For now let's add annotations based on our manual review:

In [13]:
noodle_ids = { "400", "86710", "331765", "508734", "320154", "220361", "148900", "317697", "252783", "137357", "1975", "31041", "441475", "261361", "124106", "78459", "358908", "103964", "91311", "497918", "328388" }

In [14]:
pancake_ids = { "277824", "489", "4643", "272746", "12055", "124131", "40772", "459", "48178", "124176", "61108", "111008", "262038", "458", "440398", "157638" }

In [15]:
import rdflib as rdf
from rdflib.namespace import RDF, XSD

for id in noodle_ids:
    url = f"https://www.food.com/recipe/{id}"
    node = rdf.URIRef(url)
    kg.add(node, RDF.type, kg.get_ns("nom").Noodle)

for id in pancake_ids:
    url = f"https://www.food.com/recipe/{id}"
    node = rdf.URIRef(url)
    kg.add(node, RDF.type, kg.get_ns("nom").Pancake)

kg.save_ttl("tmp.ttl")

Now open the `tmp.ttl` file.
Notice the new annotations for `nom:Noodle` and `nom:Pancake` added to the recipes?

---

## Exercises

**Exercise 1:**

A third category of recipes that use *flour*, *eggs*, *salt* among their ingredients would be 
[*popovers*](https://en.wikipedia.org/wiki/Popover) (US usage) which are much the same as [*Yorkshire pudding*](https://en.wikipedia.org/wiki/Yorkshire_pudding) (UK usage).

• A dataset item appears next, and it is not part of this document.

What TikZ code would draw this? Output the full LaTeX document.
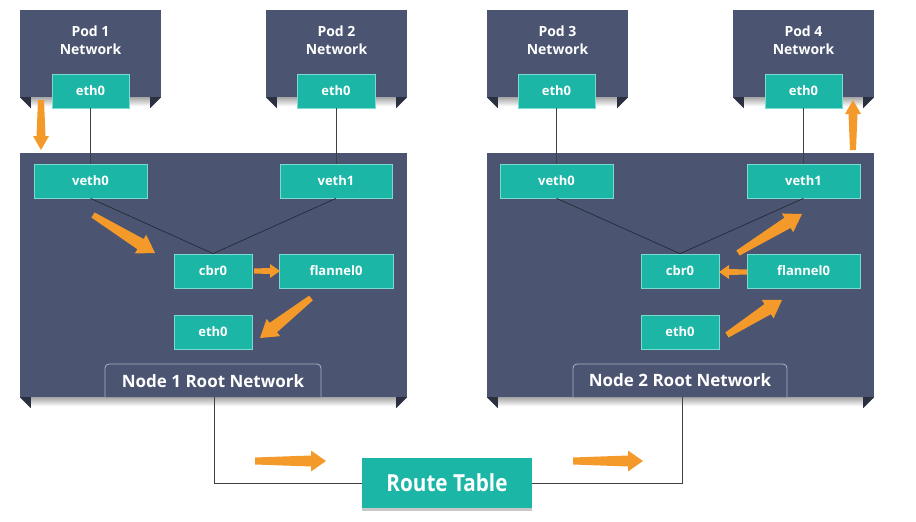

Extend the `nom.ttl` vocabulary to include the definition of a `popover`

**Exercise 2:**

Revise the queries and post-processing above to identifier popover recipes.

**Exercise 3:**

Construct a `popover_ids` list for the identified recipes.

**Exercise 4:**
    
Annotate the KG to include `nom:popover` definitions for popovers.